Use the Sample Size (n) slider for each variable, and evaluate how large n needs to before the QQ plot points form a straight line, signaling that the sampling distribution has become approximately normal.
#| '!! shinylive warning !!': |
#| shinylive does not work in self-contained HTML documents.
#| Please set `embed-resources: false` in your metadata.
#| column: page-right
#| standalone: true
#| viewerHeight: 1000
library(shiny)
library(ggplot2)
library(dplyr)
library(readr)
library(tidyr)
library(cowplot)
# --- UI Definition ---
ui <- fluidPage(
titlePanel("The Central Limit Theorem in Action"),
sidebarLayout(
sidebarPanel(
selectInput("var", "Population Distribution:",
choices = c("Petal Area" = "petal_area_mm",
"Prop. Hybrid" = "prop_hybrid",
"Mean Visits" = "mean_visits",
"Pink Flowers" = "pink_flowers")),
selectInput("n", "Sample Size (n):",
choices = c("2", "5", "10", "25", "50", "100"),
selected = "25"),
hr(),
helpText("We take 1000 random samples and calculate the mean for each.")
),
mainPanel(
plotOutput("distPlot", height = "600px")
)
)
)
# --- Server Logic ---
server <- function(input, output) {
# Load data once
dataset <- reactive({
ril_link <- "https://raw.githubusercontent.com/ybrandvain/datasets/refs/heads/master/clarkia_rils.csv"
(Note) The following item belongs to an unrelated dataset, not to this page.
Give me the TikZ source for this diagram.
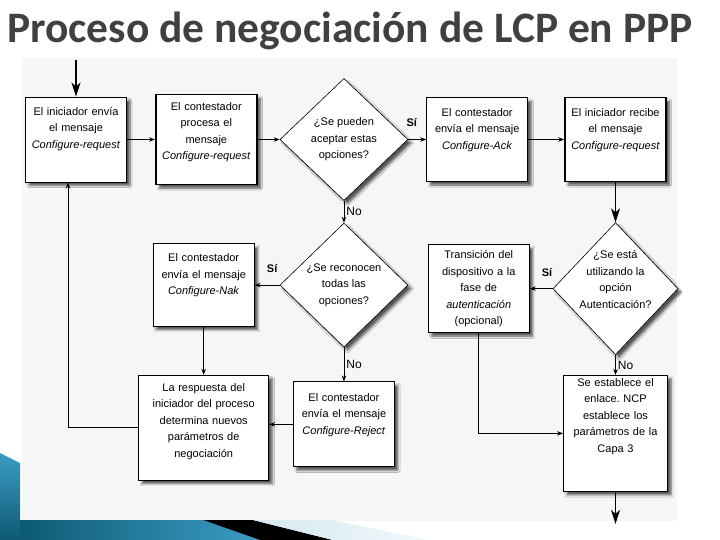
\documentclass[tikz,border=0pt]{standalone}
\usepackage{fontspec}
\setmainfont{Liberation Sans}
\newfontfamily\titlefont{Carlito}
\usetikzlibrary{positioning, arrows.meta, shapes.geometric, shadows.blur}
\frenchspacing

\definecolor{titlegray}{RGB}{64,64,64}
\definecolor{slidebg}{RGB}{246,246,248}
\definecolor{tealdark}{RGB}{14,90,116}
\definecolor{teallight}{RGB}{60,156,196}
\definecolor{paleblue}{RGB}{212,232,240}

\begin{document}
\begin{tikzpicture}[x=1pt, y=-1pt,
	font=\fontsize{11}{16.5}\selectfont,
	box/.style={
		draw,
		fill=white,
		line width=0.9pt,
		text width=93pt,
		align=center,
		inner xsep=4pt,
		inner ysep=0pt,
		blur shadow={shadow xshift=3.5pt, shadow yshift=-3.5pt, shadow opacity=65, shadow blur steps=6}
	},
	thickbox/.style={box, line width=1.7pt},
	decision/.style={
		diamond,
		draw,
		fill=white,
		line width=0.6pt,
		minimum width=128pt,
		minimum height=122pt,
		inner sep=0pt,
		blur shadow={shadow xshift=3.5pt, shadow yshift=-3.5pt, shadow opacity=65, shadow blur steps=6}
	},
	qtext/.style={align=center, inner sep=0pt},
	arrow/.style={-{Stealth[length=6pt, width=4.5pt]}, line width=0.8pt},
	bigarrow/.style={-{Stealth[length=14pt, width=9pt, inset=4pt]}, line width=1.4pt},
	yes/.style={font=\fontsize{11}{13}\selectfont\bfseries, inner sep=1pt},
	no/.style={font=\fontsize{12}{14}\selectfont, inner sep=1pt}
	]
	\useasboundingbox (0,0) rectangle (720,540);
	
	% ======================
	% Slide background
	% ======================
	\fill[slidebg] (22,58) rectangle (677,521);
	\shade[top color=teallight, bottom color=tealdark] (0,453) -- (20,463) -- (20,540) -- (0,540) -- cycle;
	\shade[left color=tealdark, right color=teallight] (20,520) -- (203,520) -- (260,540) -- (20,540) -- cycle;
	\fill[black] (203,520) -- (253,520) -- (333,540) -- (260,540) -- cycle;
	\shade[left color=paleblue, right color=paleblue!30] (253,520) -- (330,520) -- (430,540) -- (333,540) -- cycle;
	
	\node (title) [anchor=base west, inner sep=0pt, text=titlegray, font=\titlefont\fontsize{43.5}{48}\selectfont\bfseries] at (7,43) {Proceso de negociación de LCP en PPP};
	
	% ======================
	% Top row
	% ======================
	\node (init) [box, text height=18.5pt, text depth=66.5pt] at (76,139.5) {El iniciador envía\\el mensaje\\\textit{Configure-request}};
	\node (proc) [thickbox, text height=16pt, text depth=74pt, right=28pt of init] {El contestador\\procesa el\\mensaje\\\textit{Configure-request}};
	\node (accept) [decision, right=22pt of proc, label={[qtext]center:¿Se pueden\\aceptar estas\\opciones?}] {};
	\node (ack) [box, text height=19pt, text depth=65pt, right=18pt of accept] {El contestador\\envía el mensaje\\\textit{Configure-Ack}};
	\node (recv) [thickbox, text height=19pt, text depth=65pt, right=36pt of ack] {El iniciador recibe\\el mensaje\\\textit{Configure-request}};
	
	\coordinate [above=37pt of init] (start);
	\draw[bigarrow] (start) -- (init);
	\draw[arrow] (init) -- (proc);
	\draw[arrow] (proc) -- (accept);
	\draw[arrow] (accept) -- node[yes, pos=0.2, above=11pt] {Sí} (ack);
	\draw[arrow] (ack) -- (recv);
	
	% ======================
	% Middle row
	% ======================
	\node (known) [decision, minimum height=124pt, below=22pt of accept, label={[qtext]center:¿Se reconocen\\todas las\\opciones?}] {};
	\node (nak) [box, text height=18pt, text depth=64.5pt, left=25pt of known] {El contestador\\envía el mensaje\\\textit{Configure-Nak}};
	\node (auth) [decision, minimum width=125pt, minimum height=132pt, below=40pt of recv, label={[qtext, yshift=9pt]center:¿Se está\\utilizando la\\opción\\Autenticación?}] {};
	\node (trans) [box, text height=14pt, text depth=74pt, left=23pt of auth] {Transición del\\dispositivo a la\\fase de\\\textit{autenticación}\\(opcional)};
	
	\draw[arrow] (accept) -- node[no, right=1pt] {No} (known);
	\draw[arrow] (known) -- node[yes, pos=0.3, above=11pt] {Sí} (nak);
	\draw[bigarrow] (recv) -- (auth);
	\draw[arrow] (auth) -- node[yes, pos=0.25, above=11pt] {Sí} (trans);
	
	% ======================
	% Bottom row
	% ======================
	\node (reject) [box, text height=19.5pt, text depth=65.5pt, below=34pt of known] {El contestador\\envía el mensaje\\\textit{Configure-Reject}};
	\node (resp) [box, text width=122pt, text height=16pt, text depth=89pt, below=48pt of nak] {La respuesta del\\iniciador del proceso\\determina nuevos\\parámetros de\\negociación};
	\node (link) [box, text width=96pt, text height=11pt, text depth=105pt, below=20pt of auth] {Se establece el\\enlace. NCP\\establece los\\parámetros de la\\Capa 3};
	
	\draw[arrow] (known) -- node[no, right=1pt] {No} (reject);
	\draw[arrow] (nak) -- (resp);
	\draw[arrow] (reject.west) -- (reject.west -| resp.east);
	\draw[arrow] (resp.west) -| ([xshift=-8pt]init.south);
	\draw[arrow] (auth) -- node[no, right=1pt] {No} (link);
	\draw[arrow] (trans.south) |- (link.west);
	
	\coordinate [below=32pt of link] (finish);
	\draw[bigarrow] (link) -- (finish);
	
\end{tikzpicture}
\end{document}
df <- readr::read_csv(ril_link) %>%
mutate(growth_rate = ifelse(growth_rate == "1.8O", "1.80", growth_rate),
growth_rate = as.numeric(growth_rate),
visited = mean_visits > 0,
pink_flowers = as.numeric(petal_color == "pink")) %>%
filter(location == "GC") %>%
select(petal_area_mm, pink_flowers, mean_visits, prop_hybrid) %>%
drop_na()
df
})
population_dist <- reactive({
req(input$var, dataset())
tibble(x = dataset()[[input$var]])
})
sampling_dist <- reactive({
req(population_dist(), input$n)
pop_vec <- population_dist()$x
n_val <- as.numeric(input$n)
means <- replicate(1000, {
mean(sample(pop_vec, size = n_val, replace = TRUE))
})
tibble(mean_x = means)
})
output$distPlot <- renderPlot({
pop_data <- population_dist()
samp_dist <- sampling_dist()
# Population Plots
pop_hist <- ggplot(pop_data, aes(x = x)) +
geom_histogram(bins = 30, color = "white", fill = "pink") +
labs(x = "Observed Values", title = "Actual Data (Population)") +
theme_minimal(base_size = 14)
pop_qq <- ggplot(pop_data, aes(sample = x)) +
geom_qq(color = "pink") +
geom_qq_line(color = "pink") +
labs(title = "Actual Data QQ") +
theme_minimal(base_size = 14)
# Sampling Plots
samp_hist <- ggplot(samp_dist, aes(x = mean_x)) +
geom_histogram(bins = 30, color = "white", fill = "#3b82f6") +
labs(x = "Sample Means", title = "Sampling Distribution") +
theme_minimal(base_size = 14)
samp_qq <- ggplot(samp_dist, aes(sample = mean_x)) +
geom_qq(color = "#3b82f6") +
geom_qq_line(color = "#3b82f6") +
labs(title = "Sampling Dist QQ") +
theme_minimal(base_size = 14)
plot_grid(pop_hist, pop_qq, samp_hist, samp_qq, ncol = 2)
})
}
shinyApp(ui = ui, server = server)
For each of the populations below, use the app to find the smallest sample size (n) where the sampling distribution of the mean becomes approximately normal (i.e., the QQ plot is a straight line).
Q1. What is the minimum sample size for the petal area data?
At n=25, the QQ plot is reasonably straight, showing the CLT has taken effect. For smaller sample sizes, the QQ plot still shows some curvature. I couldn’t tell if the right answer was 10, 25 or 50, so I split the difference. Smaller sample sizes still show noticeable curvature.
Q2. What is the minimum sample size for the proportion pink data?
The sampling distribution only starts to look continuous and normal-like when the sample size is large enough. At n=25, the QQ plot straightens out nicely.
Q3. What is the minimum sample size for the highly skewed pollinator visits data?
The original data is very skewed, so a large sample size is needed for the CLT to work. At n=25, the sampling distribution is still visibly skewed, but by n=100, it becomes much more symmetric and bell-shaped.